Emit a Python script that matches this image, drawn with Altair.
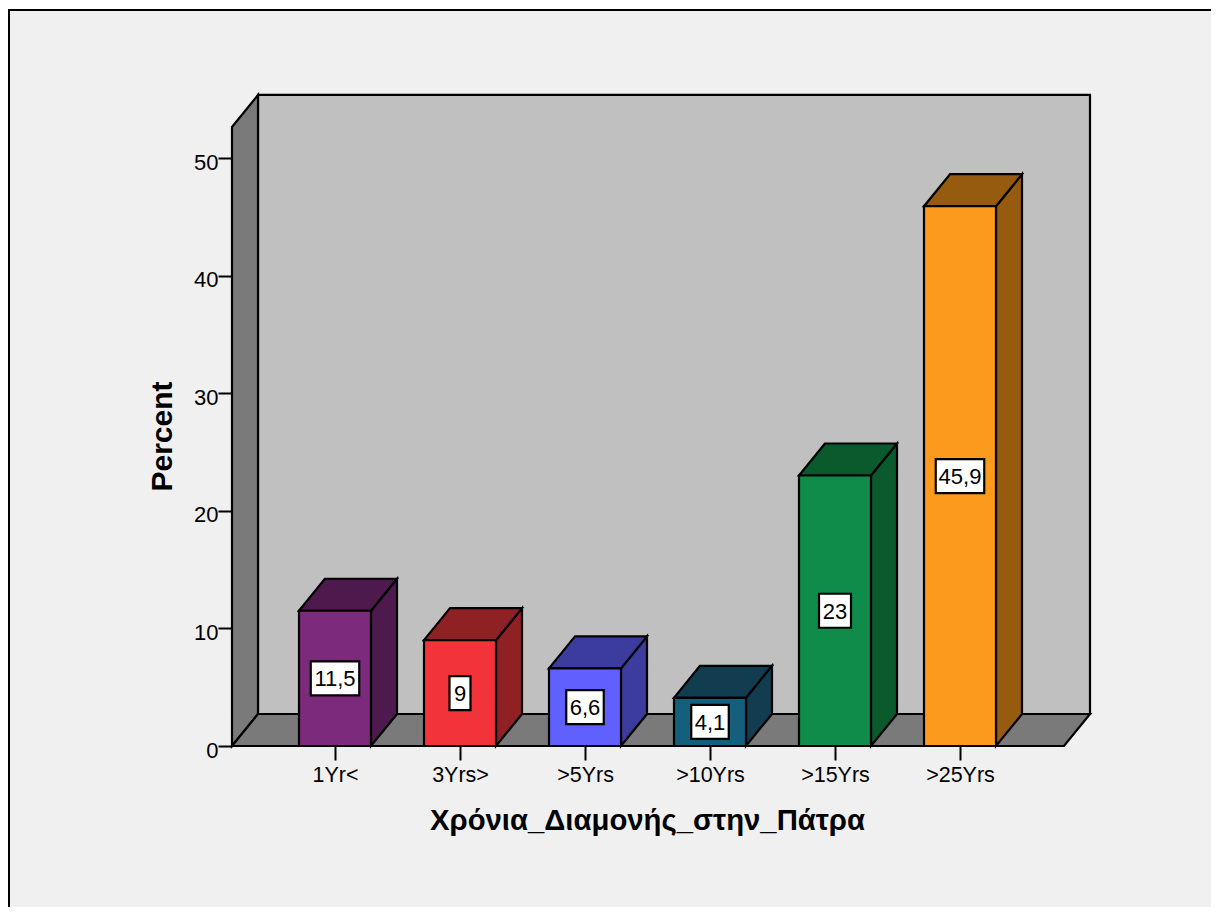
import json
import altair as alt
import pandas as pd

CATEGORIES = ["1Yr<", "3Yrs>", ">5Yrs", ">10Yrs", ">15Yrs", ">25Yrs"]
PERCENT = [11.5, 9, 6.6, 4.1, 23, 45.9]
FRONT = ["#7b2a7c", "#f2333a", "#6060ff", "#145f7c", "#0f8c4a", "#fc9a1e"]
SHADE = ["#4e1a4e", "#8f2024", "#3c3c9f", "#123c4f", "#0a5a2e", "#975b10"]
Y_TICKS = [0, 10, 20, 30, 40, 50]
X_TITLE = "Χρόνια_Διαμονής_στην_Πάτρα"
Y_TITLE = "Percent"

W, H = 1203, 899
FONT = "Liberation Sans"
PX_X, PX_Y = 125.0, 11.76          # pixels per slot, pixels per percent
X0, Y0 = 327.0, 738.0              # pixel position of slot 0 and of 0 percent
DX, DY = 26 / PX_X, 32 / PX_Y      # 3D depth in data units
HALF = 36 / PX_X                   # half bar width
WALL_TOP = 52.64
FLOOR_L, FLOOR_R = -103 / PX_X, 729 / PX_X   # front floor edge relative to slot 0
LW = 2.2

xs = alt.Scale(domain=[-X0 / PX_X, (W - X0) / PX_X], nice=False, zero=False)
ys = alt.Scale(domain=[-(H - Y0) / PX_Y, Y0 / PX_Y], nice=False, zero=False)

x_axis = alt.Axis(
    values=list(range(len(CATEGORIES))),
    labelExpr=f"{json.dumps(CATEGORIES)}[datum.value]",
    offset=Y0 - H, domain=False, grid=False, zindex=1,
    tickSize=14, tickWidth=2, tickColor="black",
    labelFont=FONT, labelFontSize=21.5, labelColor="black", labelPadding=4,
    labelOverlap=False, labelFlush=False, labelBound=False, labelAngle=0,
    title=X_TITLE, titleFont=FONT, titleFontSize=29.3, titleFontWeight="bold",
    titleColor="black", titleX=X0 + 312, titleY=83, titleAlign="center", titleBaseline="alphabetic",
)
y_axis = alt.Axis(
    values=Y_TICKS, offset=-(X0 - 103), domain=False, grid=False, zindex=1,
    tickSize=14, tickWidth=2, tickColor="black",
    labelFont=FONT, labelFontSize=22, labelColor="black", labelPadding=0, labelOffset=4,
    labelOverlap=False, labelFlush=False, labelBound=False,
    title=Y_TITLE, titleFont=FONT, titleFontSize=30, titleFontWeight="bold",
    titleColor="black", titleX=-61, titleY=428, titleAlign="center", titleBaseline="alphabetic", titleAngle=270,
)
X = alt.X("x:Q", scale=xs, axis=x_axis)
Y = alt.Y("y:Q", scale=ys, axis=y_axis)
FILL = alt.Color("fill:N", scale=None, legend=None)

one = pd.DataFrame({"a": [0]})
panel = alt.Chart(one).mark_rect(fill="#f0f0f0").encode(
    x=alt.value(0), x2=alt.value(W), y=alt.value(2), y2=alt.value(H))
frame_l = alt.Chart(one).mark_rule(color="black", strokeWidth=2).encode(
    x=alt.value(1), y=alt.value(2), y2=alt.value(H))
frame_t = alt.Chart(one).mark_rule(color="black", strokeWidth=2).encode(
    y=alt.value(2), x=alt.value(0), x2=alt.value(W))

back = pd.DataFrame({"x": [FLOOR_L + DX], "x2": [FLOOR_R + DX], "y": [WALL_TOP + DY], "y2": [DY], "fill": ["#c0c0c0"]})
back_l = alt.Chart(back).mark_rect(stroke="black", strokeWidth=LW).encode(
    x=X, x2=alt.X2("x2"), y=Y, y2=alt.Y2("y2"), color=FILL)

left = pd.DataFrame({"x": [FLOOR_L, FLOOR_L + DX], "y": [WALL_TOP, WALL_TOP + DY], "y2": [0, DY], "fill": ["#7a7a7a"] * 2})
left_l = alt.Chart(left).mark_area(stroke="black", strokeWidth=LW, orient="vertical").encode(
    x=X, y=Y, y2=alt.Y2("y2"), color=FILL)

floor = pd.DataFrame({"y": [0, DY], "x": [FLOOR_L, FLOOR_L + DX], "x2": [FLOOR_R, FLOOR_R + DX], "fill": ["#7a7a7a"] * 2})
floor_l = alt.Chart(floor).mark_area(stroke="black", strokeWidth=LW, orient="horizontal").encode(
    x=X, x2=alt.X2("x2"), y=Y, color=FILL)

side_rows, top_rows, front_rows, box_rows = [], [], [], []
for i, (v, c, s) in enumerate(zip(PERCENT, FRONT, SHADE)):
    r = i + HALF
    side_rows += [dict(x=r, y=v, y2=0, fill=s), dict(x=r + DX, y=v + DY, y2=DY, fill=s)]
    top_rows += [dict(y=v, x=i - HALF, x2=r, fill=s), dict(y=v + DY, x=i - HALF + DX, x2=r + DX, fill=s)]
    front_rows.append(dict(x=i - HALF, x2=r, y=v, y2=0, fill=c))
    label = f"{v:g}".replace(".", ",")
    w = 10 + 11 * sum(ch.isdigit() for ch in label) + 5.5 * label.count(",")
    box_rows.append(dict(x=i - w / 2 / PX_X, x2=i + w / 2 / PX_X, y=v / 2 + 17 / PX_Y,
                         y2=v / 2 - 17 / PX_Y, cx=i, cy=v / 2, label=label, fill="white"))

side_l = alt.Chart(pd.DataFrame(side_rows)).mark_area(stroke="black", strokeWidth=LW, orient="vertical").encode(
    x=X, y=Y, y2=alt.Y2("y2"), color=FILL)
top_l = alt.Chart(pd.DataFrame(top_rows)).mark_area(stroke="black", strokeWidth=LW, orient="horizontal").encode(
    x=X, x2=alt.X2("x2"), y=Y, color=FILL)
front_l = alt.Chart(pd.DataFrame(front_rows)).mark_rect(stroke="black", strokeWidth=LW).encode(
    x=X, x2=alt.X2("x2"), y=Y, y2=alt.Y2("y2"), color=FILL)
box_df = pd.DataFrame(box_rows)
box_l = alt.Chart(box_df).mark_rect(stroke="black", strokeWidth=LW).encode(
    x=X, x2=alt.X2("x2"), y=Y, y2=alt.Y2("y2"), color=FILL)
text_l = alt.Chart(box_df).mark_text(font=FONT, fontSize=22, color="black", baseline="middle", align="center", dy=1).encode(
    x=alt.X("cx:Q", scale=xs, axis=x_axis), y=alt.Y("cy:Q", scale=ys, axis=y_axis), text="label:N")

chart = alt.layer(
    panel, frame_l, frame_t, back_l, left_l, floor_l, side_l, top_l, front_l, box_l, text_l
).properties(
    width=W, height=H, padding=0, background="white",
    autosize=alt.AutoSizeParams(type="none"),
).configure_view(stroke=None)

chart.save("out.html", embed_options={"renderer": "svg", "actions": False})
= = = = = = =
▶ Task statement:
Retype each line of the listing above word for word. Exclude the pictures.

▶ Answer below:
Emit a Python script that matches this image, drawn with Altair.
import json
import altair as alt
import pandas as pd

CATEGORIES = ["1Yr<", "3Yrs>", ">5Yrs", ">10Yrs", ">15Yrs", ">25Yrs"]
PERCENT = [11.5, 9, 6.6, 4.1, 23, 45.9]
FRONT = ["#7b2a7c", "#f2333a", "#6060ff", "#145f7c", "#0f8c4a", "#fc9a1e"]
SHADE = ["#4e1a4e", "#8f2024", "#3c3c9f", "#123c4f", "#0a5a2e", "#975b10"]
Y_TICKS = [0, 10, 20, 30, 40, 50]
X_TITLE = "Χρόνια_Διαμονής_στην_Πάτρα"
Y_TITLE = "Percent"

W, H = 1203, 899
FONT = "Liberation Sans"
PX_X, PX_Y = 125.0, 11.76          # pixels per slot, pixels per percent
X0, Y0 = 327.0, 738.0              # pixel position of slot 0 and of 0 percent
DX, DY = 26 / PX_X, 32 / PX_Y      # 3D depth in data units
HALF = 36 / PX_X                   # half bar width
WALL_TOP = 52.64
FLOOR_L, FLOOR_R = -103 / PX_X, 729 / PX_X   # front floor edge relative to slot 0
LW = 2.2

xs = alt.Scale(domain=[-X0 / PX_X, (W - X0) / PX_X], nice=False, zero=False)
ys = alt.Scale(domain=[-(H - Y0) / PX_Y, Y0 / PX_Y], nice=False, zero=False)

x_axis = alt.Axis(
    values=list(range(len(CATEGORIES))),
    labelExpr=f"{json.dumps(CATEGORIES)}[datum.value]",
    offset=Y0 - H, domain=False, grid=False, zindex=1,
    tickSize=14, tickWidth=2, tickColor="black",
    labelFont=FONT, labelFontSize=21.5, labelColor="black", labelPadding=4,
    labelOverlap=False, labelFlush=False, labelBound=False, labelAngle=0,
    title=X_TITLE, titleFont=FONT, titleFontSize=29.3, titleFontWeight="bold",
    titleColor="black", titleX=X0 + 312, titleY=83, titleAlign="center", titleBaseline="alphabetic",
)
y_axis = alt.Axis(
    values=Y_TICKS, offset=-(X0 - 103), domain=False, grid=False, zindex=1,
    tickSize=14, tickWidth=2, tickColor="black",
    labelFont=FONT, labelFontSize=22, labelColor="black", labelPadding=0, labelOffset=4,
    labelOverlap=False, labelFlush=False, labelBound=False,
    title=Y_TITLE, titleFont=FONT, titleFontSize=30, titleFontWeight="bold",
    titleColor="black", titleX=-61, titleY=428, titleAlign="center", titleBaseline="alphabetic", titleAngle=270,
)
X = alt.X("x:Q", scale=xs, axis=x_axis)
Y = alt.Y("y:Q", scale=ys, axis=y_axis)
FILL = alt.Color("fill:N", scale=None, legend=None)

one = pd.DataFrame({"a": [0]})
panel = alt.Chart(one).mark_rect(fill="#f0f0f0").encode(
    x=alt.value(0), x2=alt.value(W), y=alt.value(2), y2=alt.value(H))
frame_l = alt.Chart(one).mark_rule(color="black", strokeWidth=2).encode(
    x=alt.value(1), y=alt.value(2), y2=alt.value(H))
frame_t = alt.Chart(one).mark_rule(color="black", strokeWidth=2).encode(
    y=alt.value(2), x=alt.value(0), x2=alt.value(W))

back = pd.DataFrame({"x": [FLOOR_L + DX], "x2": [FLOOR_R + DX], "y": [WALL_TOP + DY], "y2": [DY], "fill": ["#c0c0c0"]})
back_l = alt.Chart(back).mark_rect(stroke="black", strokeWidth=LW).encode(
    x=X, x2=alt.X2("x2"), y=Y, y2=alt.Y2("y2"), color=FILL)

left = pd.DataFrame({"x": [FLOOR_L, FLOOR_L + DX], "y": [WALL_TOP, WALL_TOP + DY], "y2": [0, DY], "fill": ["#7a7a7a"] * 2})
left_l = alt.Chart(left).mark_area(stroke="black", strokeWidth=LW, orient="vertical").encode(
    x=X, y=Y, y2=alt.Y2("y2"), color=FILL)

floor = pd.DataFrame({"y": [0, DY], "x": [FLOOR_L, FLOOR_L + DX], "x2": [FLOOR_R, FLOOR_R + DX], "fill": ["#7a7a7a"] * 2})
floor_l = alt.Chart(floor).mark_area(stroke="black", strokeWidth=LW, orient="horizontal").encode(
    x=X, x2=alt.X2("x2"), y=Y, color=FILL)

side_rows, top_rows, front_rows, box_rows = [], [], [], []
for i, (v, c, s) in enumerate(zip(PERCENT, FRONT, SHADE)):
    r = i + HALF
    side_rows += [dict(x=r, y=v, y2=0, fill=s), dict(x=r + DX, y=v + DY, y2=DY, fill=s)]
    top_rows += [dict(y=v, x=i - HALF, x2=r, fill=s), dict(y=v + DY, x=i - HALF + DX, x2=r + DX, fill=s)]
    front_rows.append(dict(x=i - HALF, x2=r, y=v, y2=0, fill=c))
    label = f"{v:g}".replace(".", ",")
    w = 10 + 11 * sum(ch.isdigit() for ch in label) + 5.5 * label.count(",")
    box_rows.append(dict(x=i - w / 2 / PX_X, x2=i + w / 2 / PX_X, y=v / 2 + 17 / PX_Y,
                         y2=v / 2 - 17 / PX_Y, cx=i, cy=v / 2, label=label, fill="white"))

side_l = alt.Chart(pd.DataFrame(side_rows)).mark_area(stroke="black", strokeWidth=LW, orient="vertical").encode(
    x=X, y=Y, y2=alt.Y2("y2"), color=FILL)
top_l = alt.Chart(pd.DataFrame(top_rows)).mark_area(stroke="black", strokeWidth=LW, orient="horizontal").encode(
    x=X, x2=alt.X2("x2"), y=Y, color=FILL)
front_l = alt.Chart(pd.DataFrame(front_rows)).mark_rect(stroke="black", strokeWidth=LW).encode(
    x=X, x2=alt.X2("x2"), y=Y, y2=alt.Y2("y2"), color=FILL)
box_df = pd.DataFrame(box_rows)
box_l = alt.Chart(box_df).mark_rect(stroke="black", strokeWidth=LW).encode(
    x=X, x2=alt.X2("x2"), y=Y, y2=alt.Y2("y2"), color=FILL)
text_l = alt.Chart(box_df).mark_text(font=FONT, fontSize=22, color="black", baseline="middle", align="center", dy=1).encode(
    x=alt.X("cx:Q", scale=xs, axis=x_axis), y=alt.Y("cy:Q", scale=ys, axis=y_axis), text="label:N")

chart = alt.layer(
    panel, frame_l, frame_t, back_l, left_l, floor_l, side_l, top_l, front_l, box_l, text_l
).properties(
    width=W, height=H, padding=0, background="white",
    autosize=alt.AutoSizeParams(type="none"),
).configure_view(stroke=None)

chart.save("out.html", embed_options={"renderer": "svg", "actions": False})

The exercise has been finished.